Giant New Telescope Bags Gamma Ray Burst

The Very Large Telescope (VLT) in Chile, the world's most powerful telescope, has bagged its first gamma ray burst, less than 6 weeks after the start of its regular observations. Astronomers say studies of the afterglow seem to support a budding theory that these mysterious explosions emit radiation in two opposing beams, making them visible at great distances when one of the beams happens to be directed at Earth.

The burst, now named GRB990510, was first detected by two satellites, NASA's Compton Gamma Ray Observatory and the Italian-Dutch satellite BeppoSAX. Both saw a bright flash of gamma rays on Monday 10 May, around 08.49 Universal Time. Simultaneous x-ray observations by BeppoSAX pinpointed the sky position of the burst near the celestial south pole, and within 10 hours, astronomers had spotted a relatively bright but fading optical counterpart with the 1-meter Sutherland telescope at the South African Astronomical Observatory.

Astronomers Titus Galama and Paul Vreeswijk of the University of Amsterdam, who are coordinating the follow-up observations of the burst, also trained the VLT at the burst. Using the first of the VLT's four 8.2-meter telescopes, they succeeded in obtaining the spectrum of its optical counterpart. From the redshift of the spectral lines, caused by the expansion of the universe, they conclude that the burst took place more than halfway across the universe. Galama says a wealth of observations have been obtained so far. "We're still analyzing the data," he says, "but we'll probably learn a lot from this burst."

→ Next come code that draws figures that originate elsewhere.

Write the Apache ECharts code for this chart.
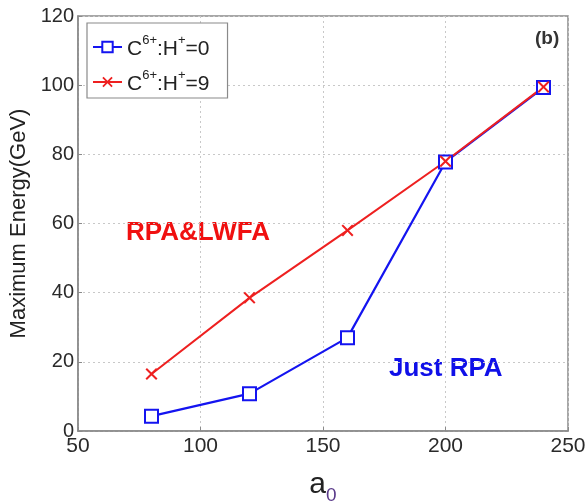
<!DOCTYPE html>
<html>
<head>
<meta charset="utf-8">
<script src="https://cdn.jsdelivr.net/npm/echarts@6/dist/echarts.min.js"></script>
<style>
html,body{margin:0;padding:0;background:#fff;}
#main{width:588px;height:501px;}
</style>
</head>
<body>
<div id="main"></div>
<script>
var a0Values = [80, 120, 160, 200, 240];
var energyH0 = [4.3, 10.8, 27, 77.8, 99.3];
var energyH9 = [16.5, 38.5, 58, 78, 99.5];
var seriesNames = ['C6+:H+=0', 'C6+:H+=9'];
var xTicks = [50, 100, 150, 200, 250];
var yTicks = [0, 20, 40, 60, 80, 100, 120];

function pairs(xs, ys) { return xs.map(function (x, i) { return [x, ys[i]]; }); }

var crossPath = 'path://M0,1.2L1.2,0L5,3.8L8.8,0L10,1.2L6.2,5L10,8.8L8.8,10L5,6.2L1.2,10L0,8.8L3.8,5Z';

var chart = echarts.init(document.getElementById('main'), null, {renderer: 'canvas'});
var font = 'Arial, "Liberation Sans", sans-serif';

chart.setOption({
  backgroundColor: '#ffffff',
  animation: false,
  grid: {left: 78, right: 20, top: 16, bottom: 70, show: true, borderColor: '#8a8a8a', borderWidth: 1.5, backgroundColor: 'transparent', containLabel: false, outerBoundsMode: 'none'},
  xAxis: {
    type: 'value', min: xTicks[0], max: xTicks[xTicks.length - 1], interval: 50,
    name: '{a|a}{s|0}', nameLocation: 'middle', nameGap: 39,
    nameTextStyle: {rich: {
      a: {fontSize: 30, fontFamily: font, color: '#222', lineHeight: 30, verticalAlign: 'bottom'},
      s: {fontSize: 19, fontFamily: font, color: '#5a3a8a', lineHeight: 30, verticalAlign: 'bottom', padding: [0, 0, -5, 0]}
    }},
    axisLine: {show: true, lineStyle: {color: '#8a8a8a', width: 1.5}},
    axisTick: {show: true, inside: true, length: 4, lineStyle: {color: '#8a8a8a'}},
    axisLabel: {fontSize: 21, color: '#2a2a2a', fontFamily: font, margin: 5},
    splitLine: {show: true, lineStyle: {color: '#c8c8c8', type: [2, 3], width: 1}}
  },
  yAxis: {
    type: 'value', min: yTicks[0], max: yTicks[yTicks.length - 1], interval: 20,
    name: 'Maximum Energy(GeV)', nameLocation: 'middle', nameGap: 40,
    nameTextStyle: {fontSize: 22, color: '#222', fontFamily: font},
    axisLine: {show: true, lineStyle: {color: '#8a8a8a', width: 1.5}},
    axisTick: {show: true, inside: true, length: 4, lineStyle: {color: '#8a8a8a'}},
    axisLabel: {fontSize: 20, color: '#2a2a2a', fontFamily: font, margin: 4},
    splitLine: {show: true, lineStyle: {color: '#c8c8c8', type: [2, 3], width: 1}}
  },
  legend: {
    orient: 'vertical', left: 87, top: 23,
    padding: [11, 18, 3, 5], itemGap: 9, itemWidth: 29, itemHeight: 13,
    backgroundColor: '#fff', borderColor: '#8a8a8a', borderWidth: 1.2,
    data: seriesNames,
    formatter: function (n) {
      return n === seriesNames[0] ? '{b|C}{s|6+}{b|:H}{s|+}{b|=0}' : '{b|C}{s|6+}{b|:H}{s|+}{b|=9}';
    },
    textStyle: {
      rich: {
        b: {fontSize: 21, fontFamily: font, color: '#222', lineHeight: 26, verticalAlign: 'bottom'},
        s: {fontSize: 13, fontFamily: font, color: '#222', lineHeight: 13, verticalAlign: 'top'}
      }
    }
  },
  series: [
    {
      name: seriesNames[0], type: 'line', data: pairs(a0Values, energyH0),
      symbol: 'emptyRect', symbolSize: 13,
      lineStyle: {color: '#1414f0', width: 2.2},
      itemStyle: {color: '#1414f0', borderWidth: 2.2}
    },
    {
      name: seriesNames[1], type: 'line', data: pairs(a0Values, energyH9),
      symbol: crossPath, symbolSize: 12,
      lineStyle: {color: '#ee2020', width: 2},
      itemStyle: {color: '#ee2020'}
    }
  ],
  graphic: [
    {type: 'text', left: 535, top: 29, style: {text: '(b)', font: 'bold 19px Arial, "Liberation Sans", sans-serif', fill: '#333'}},
    {type: 'text', left: 126, top: 220, style: {text: 'RPA&LWFA', font: 'bold 26px Arial, "Liberation Sans", sans-serif', fill: '#f01010'}},
    {type: 'text', left: 389, top: 356, style: {text: 'Just RPA', font: 'bold 26px Arial, "Liberation Sans", sans-serif', fill: '#1010e8'}}
  ]
});
</script>
</body>
</html>
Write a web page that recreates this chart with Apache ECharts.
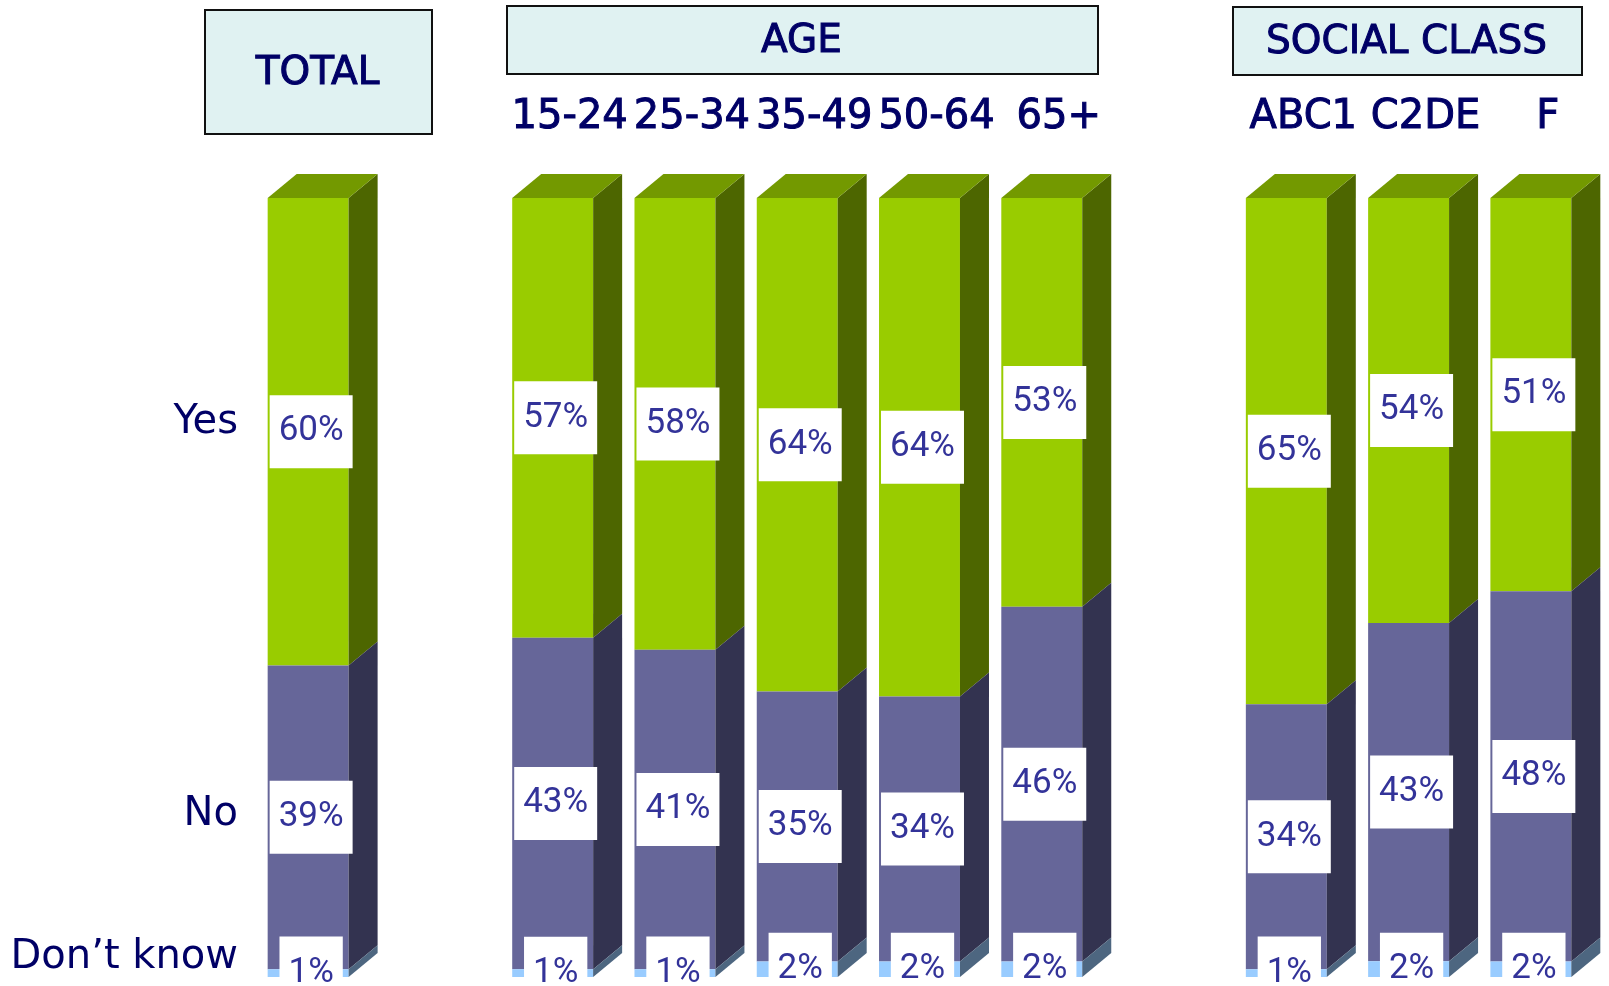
<!DOCTYPE html>
<html>
<head>
<meta charset="utf-8">
<script src="https://cdn.jsdelivr.net/npm/echarts@6/dist/echarts.min.js"></script>
<style>
  html, body { margin: 0; padding: 0; background: #ffffff; }
  #chart { width: 1609px; height: 986px; }
</style>
</head>
<body>
<div id="chart"></div>
<script>
// Column slots along the axis; empty strings are spacer slots between groups
const tickLabels = ['', '', '15-24', '25-34', '35-49', '50-64', '65+', '', 'ABC1', 'C2DE', 'F'];
const yesValues  = [60, null, 57, 58, 64, 64, 53, null, 65, 54, 51];
const noValues   = [39, null, 43, 41, 35, 34, 46, null, 34, 43, 48];
const dkValues   = [1,  null, 1,  1,  2,  2,  2,  null, 1,  2,  2];
const seriesNames = ['Yes', 'No', 'Don\u2019t know'];
const groupTitles = ['TOTAL', 'AGE', 'SOCIAL CLASS'];

// Face colours: front, side, top
const palette = {
  yes: { front: '#99CC00', side: '#4D6600', top: '#739900' },
  no:  { front: '#666699', side: '#333350', top: '#4D4D73' },
  dk:  { front: '#99CCFF', side: '#4D6680', top: '#739ABF' }
};
const DEPTH_X = 29, DEPTH_Y = 24;
const NAVY = '#000066';
const LABEL_BLUE = '#333399';

// Each column is a 100% stack: Don't know at the bottom, then No, then Yes
function buildSegments() {
  const yes = [], no = [], dk = [];
  tickLabels.forEach((_, i) => {
    if (yesValues[i] == null) return;
    const sum = yesValues[i] + noValues[i] + dkValues[i];
    const d = dkValues[i] / sum * 100;
    const n = noValues[i] / sum * 100;
    dk.push([i, 0, d, dkValues[i]]);
    no.push([i, d, d + n, noValues[i]]);
    yes.push([i, d + n, 100, yesValues[i]]);
  });
  return { yes, no, dk };
}
const seg = buildSegments();

function makeRenderer(colors, isTop) {
  return function (params, api) {
    const i = api.value(0);
    const pB = api.coord([i, api.value(1)]);
    const pT = api.coord([i, api.value(2)]);
    const v = api.value(3);
    const w = api.size([1, 0])[0] * 0.662;
    const L = pB[0] - w / 2, R = pB[0] + w / 2;
    const yB = pB[1], yT = pT[1];
    const children = [
      { type: 'rect', shape: { x: L, y: yT, width: w, height: yB - yT },
        style: { fill: colors.front } },
      { type: 'polygon',
        shape: { points: [[R, yT], [R + DEPTH_X, yT - DEPTH_Y], [R + DEPTH_X, yB - DEPTH_Y], [R, yB]] },
        style: { fill: colors.side } }
    ];
    if (isTop) {
      children.push({ type: 'polygon',
        shape: { points: [[L, yT], [L + DEPTH_X, yT - DEPTH_Y], [R + DEPTH_X, yT - DEPTH_Y], [R, yT]] },
        style: { fill: colors.top } });
    }
    children.push({
      type: 'text', z2: 20,
      style: {
        text: v + '%', x: pB[0] + 3, y: (yB + yT) / 2,
        align: 'center', verticalAlign: 'middle',
        fill: LABEL_BLUE, font: '35px Roboto',
        backgroundColor: '#ffffff', padding: [16, 9], lineHeight: 41
      }
    });
    return { type: 'group', children: children };
  };
}

const chart = echarts.init(document.getElementById('chart'), null, { renderer: 'canvas' });

const headerBoxes = [
  { x: 204, y: 9, w: 227, h: 124 },
  { x: 506, y: 5, w: 591, h: 68 },
  { x: 1232, y: 6, w: 349, h: 68 }
];
const graphics = [];
headerBoxes.forEach((b, k) => {
  graphics.push({ type: 'rect', left: b.x, top: b.y,
    shape: { width: b.w, height: b.h },
    style: { fill: '#E0F2F2', stroke: '#111111', lineWidth: 2 } });
  graphics.push({ type: 'text', x: b.x + b.w / 2, y: b.y + b.h / 2 + 3,
    style: { text: groupTitles[k], align: 'center', verticalAlign: 'middle',
      fill: NAVY, font: '39px "DejaVu Sans"', stroke: NAVY, lineWidth: 1 } });
});
const rowLabelY = [423, 815, 958];
seriesNames.forEach((name, k) => {
  graphics.push({ type: 'text', x: 238, y: rowLabelY[k],
    style: { text: name, align: 'right', verticalAlign: 'middle',
      fill: NAVY, font: '40px "DejaVu Sans"' } });
});

chart.setOption({
  animation: false,
  backgroundColor: '#ffffff',
  grid: { left: 247, right: 17, top: 198, bottom: 9 },
  xAxis: {
    type: 'category', data: tickLabels, position: 'top',
    axisLine: { show: false }, axisTick: { show: false },
    axisLabel: { interval: 0, margin: 80, verticalAlign: 'middle',
      color: NAVY, fontFamily: 'DejaVu Sans', fontSize: 40,
      textBorderColor: NAVY, textBorderWidth: 1,
      padding: [0, 0, 0, 34] }
  },
  yAxis: { type: 'value', min: 0, max: 100, show: false },
  series: [
    { type: 'custom', name: seriesNames[0], data: seg.yes, renderItem: makeRenderer(palette.yes, true) },
    { type: 'custom', name: seriesNames[1], data: seg.no, renderItem: makeRenderer(palette.no, false) },
    { type: 'custom', name: seriesNames[2], data: seg.dk, renderItem: makeRenderer(palette.dk, false) }
  ],
  graphic: graphics
});
</script>
</body>
</html>
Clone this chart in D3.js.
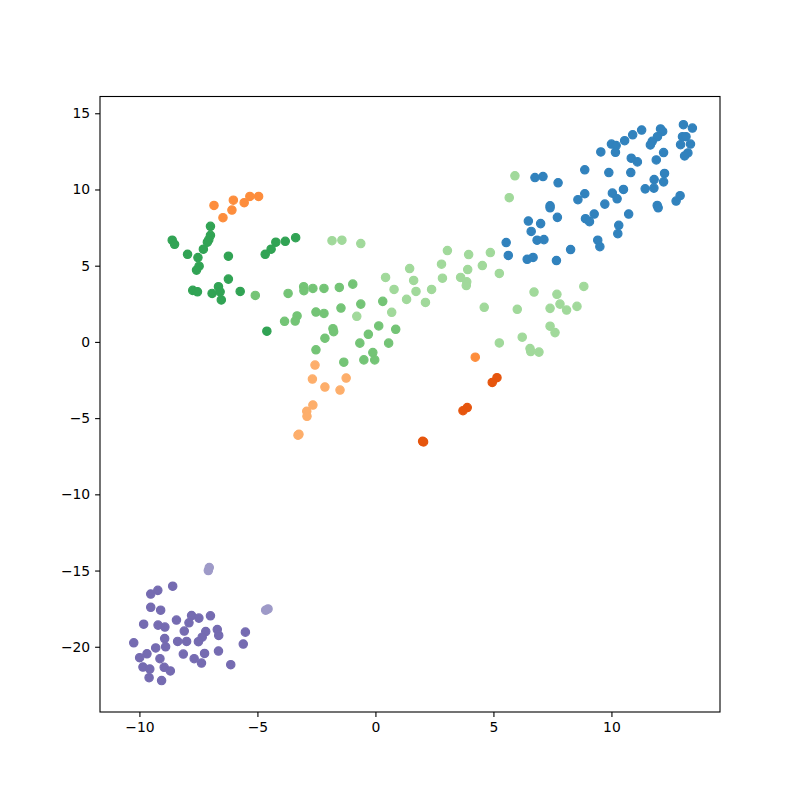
<!DOCTYPE html>
<html>
<head>
<meta charset="utf-8">
<script src="https://cdn.jsdelivr.net/npm/d3@7"></script>
<style>
  body { margin: 0; background: #fff; }
  text { font-family: "DejaVu Sans", sans-serif; }
</style>
</head>
<body>
<div id="chart"></div>
<script>
// clusters, one array of [x, y] per colour
var blue = [[13.05,14.25],[13.43,14.03],[12.08,13.97],[12.17,13.81],[11.28,13.9],[10.9,13.59],[10.56,13.2],
  [10.0,12.98],[10.2,12.88],[10.17,12.44],[9.55,12.46],[11.95,13.46],[11.73,13.16],[11.65,12.92],[13.01,13.46],
  [13.16,13.46],[12.93,12.94],[13.35,12.98],[12.21,12.42],[13.24,12.4],[13.1,12.2],[11.9,11.94],[10.84,12.05],
  [11.1,11.81],[8.87,11.29],[9.89,11.11],[10.82,11.11],[12.25,11.05],[11.81,10.65],[12.21,10.5],[6.76,10.78],
  [7.1,10.85],[7.74,10.44],[11.43,10.04],[11.8,10.09],[10.51,10.0],[10.04,9.76],[10.24,9.39],[9.72,9.04],
  [8.87,9.72],[8.58,9.33],[7.4,8.93],[7.4,8.8],[7.71,8.17],[6.48,7.93],[7.0,7.76],[6.6,7.25],[6.85,6.67],
  [7.14,6.71],[8.9,8.08],[9.07,7.89],[9.27,8.39],[10.73,8.39],[12.91,9.59],[12.74,9.24],[11.94,8.95],
  [11.98,8.8],[10.31,7.65],[10.27,7.1],[9.42,6.67],[9.51,6.25],[8.27,6.06],[7.67,5.34],[5.54,6.52],
  [5.63,5.67],[6.43,5.42],[6.68,5.54]];
var orange = [[-6.84,8.95],[-6.02,9.3],[-6.08,8.65],[-6.46,8.15],[-5.56,9.13],[-5.32,9.54],[-4.95,9.54],[4.23,-1.0]];
var darkOrange = [[5.15,-2.35],[4.95,-2.66],[3.89,-4.31],[3.71,-4.51],[2.04,-6.56],[2.0,-6.52]];
var lightOrange = [[-2.56,-1.52],[-2.67,-2.44],[-2.14,-2.96],[-1.24,-2.37],[-1.5,-3.16],[-2.65,-4.14],
  [-2.91,-4.55],[-2.9,-4.88],[-3.24,-6.06],[-3.28,-6.12]];
var darkGreen = [[-8.61,6.67],[-8.51,6.4],[-6.99,7.58],[-6.99,6.99],[-7.06,6.71],[-7.12,6.54],[-7.29,6.08],
  [-7.96,5.75],[-7.52,5.53],[-7.47,4.97],[-7.58,4.71],[-6.23,5.62],[-3.38,6.84],[-3.82,6.6],[-4.22,6.54],
  [-4.42,6.08],[-4.67,5.75],[-6.23,4.12],[-7.74,3.38],[-7.54,3.29],[-6.65,3.62],[-6.92,3.18],[-6.58,3.29],
  [-6.53,2.75],[-5.73,3.31],[-4.6,0.7]];
var midGreen = [[-3.04,3.62],[-3.03,3.36],[-2.65,3.51],[-2.18,3.51],[-1.53,3.57],[-0.96,3.79],[-3.7,3.18],
  [-3.32,1.7],[-3.4,1.37],[-3.85,1.35],[-2.52,1.96],[-2.18,1.87],[-1.46,2.22],[-0.62,2.48],[0.31,2.66],
  [0.86,0.83],[0.14,1.05],[-0.3,0.5],[-0.66,-0.08],[0.56,-0.08],[-0.11,-0.7],[-0.03,-1.18],[-0.49,-1.18],
  [-1.8,0.87],[-1.77,0.67],[-2.14,0.24],[-2.52,-0.52],[-1.34,-1.33],[-5.09,3.05]];
var lightGreen = [[5.91,10.9],[5.67,9.46],[-1.84,6.64],[-1.42,6.67],[-0.62,6.45],[3.05,5.99],[3.95,5.73],
  [4.87,5.86],[2.8,5.1],[3.91,4.75],[4.53,5.01],[1.45,4.81],[0.43,4.23],[1.62,4.03],[2.84,4.18],[3.61,4.23],
  [3.87,3.94],[3.85,3.7],[0.79,3.44],[1.72,3.31],[2.38,3.44],[1.32,2.79],[2.12,2.59],[4.61,2.27],[0.69,1.94],
  [-0.79,1.68],[5.25,4.49],[5.25,-0.07],[6.01,2.14],[6.72,3.27],[7.69,3.12],[8.83,3.64],[7.82,2.48],
  [7.4,2.2],[8.1,2.09],[8.54,2.33],[7.4,1.03],[7.61,0.61],[6.22,0.31],[6.55,-0.44],[6.93,-0.67],[6.58,-0.63]];
var purple = [[-8.59,-16.03],[-9.52,-16.54],[-9.22,-16.3],[-9.52,-17.41],[-9.1,-17.6],[-9.82,-18.52],
  [-9.21,-18.58],[-8.92,-18.71],[-8.43,-18.25],[-7.79,-17.95],[-7.48,-18.12],[-6.99,-17.97],[-7.9,-18.43],
  [-8.1,-18.97],[-7.19,-19.0],[-7.34,-19.37],[-7.5,-19.67],[-6.7,-18.87],[-6.64,-19.26],[-5.51,-19.04],
  [-5.6,-19.82],[-8.93,-19.46],[-8.89,-20.0],[-8.38,-19.65],[-8.0,-19.65],[-10.24,-19.74],[-9.31,-20.08],
  [-9.68,-20.46],[-9.99,-20.72],[-9.13,-20.78],[-8.14,-20.48],[-7.68,-20.78],[-7.37,-21.07],[-7.24,-20.44],
  [-6.65,-20.28],[-6.13,-21.18],[-9.85,-21.33],[-9.56,-21.46],[-8.95,-21.35],[-8.69,-21.59],[-9.59,-22.03],
  [-9.06,-22.22]];
var lightPurple = [[-7.04,-14.8],[-7.08,-15.0],[-4.55,-17.52],[-4.65,-17.6]];

var groups = [
  {pts: blue, color: "#3182bd"},
  {pts: orange, color: "#fd8d3c"},
  {pts: darkOrange, color: "#e6550d"},
  {pts: lightOrange, color: "#fdae6b"},
  {pts: darkGreen, color: "#31a354"},
  {pts: midGreen, color: "#74c476"},
  {pts: lightGreen, color: "#a1d99b"},
  {pts: purple, color: "#756bb1"},
  {pts: lightPurple, color: "#9e9ac8"}
];

var xTicks = [-10, -5, 0, 5, 10];
var yTicks = [-20, -15, -10, -5, 0, 5, 10, 15];

var W = 800, H = 800;
var mLeft = 100, mRight = 720, mTop = 96.5, mBottom = 712;

var svg = d3.select("#chart").append("svg")
    .attr("width", W).attr("height", H);

var x = d3.scaleLinear().domain([-11.67, 14.6]).range([mLeft, mRight]);
var y = d3.scaleLinear().domain([-24.28, 16.1]).range([mBottom, mTop]);

// points
groups.forEach(function(g){
  svg.append("g").selectAll("circle")
    .data(g.pts)
    .enter().append("circle")
    .attr("cx", function(d){ return x(d[0]); })
    .attr("cy", function(d){ return y(d[1]); })
    .attr("r", 4.17)
    .attr("fill", g.color)
    .attr("stroke", g.color)
    .attr("stroke-width", 1.2);
});

function fmt(d){ return d < 0 ? "\u2212" + Math.abs(d) : d; }

// axes
var xAxis = svg.append("g")
    .attr("transform", "translate(0," + mBottom + ")")
    .call(d3.axisBottom(x).tickValues(xTicks).tickSize(4.9).tickPadding(4.9).tickFormat(fmt));
var yAxis = svg.append("g")
    .attr("transform", "translate(" + mLeft + ",0)")
    .call(d3.axisLeft(y).tickValues(yTicks).tickSize(4.9).tickPadding(4.9).tickFormat(fmt));

[xAxis, yAxis].forEach(function(a){
  a.select(".domain").remove();
  a.selectAll(".tick line").attr("stroke", "#000").attr("stroke-width", 1.1);
  a.selectAll(".tick text").attr("fill", "#000")
    .attr("font-family", "DejaVu Sans").attr("font-size", "13.9px");
});

// frame
svg.append("rect")
    .attr("x", mLeft).attr("y", mTop)
    .attr("width", mRight - mLeft).attr("height", mBottom - mTop)
    .attr("fill", "none").attr("stroke", "#000").attr("stroke-width", 1.1);
</script>
</body>
</html>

Astronomer Shrinivas Kulkarni and his colleagues from the California Institute of Technology (Caltech) are studying GRB990510, too. Kulkarni and his colleagues are using the Australian Telescope Compact Array for radio observations of the burst's afterglow. And in observations obtained by a 1.25-meter telescope at Mount Stromlo Observatory in New South Wales, Kulkarni says he can see hints that most of the energy of the burst was emitted in two opposing beams or jets--a possibility first supported by extensive studies of another burst, earlier this year (ScienceNOW, 25 March 1999).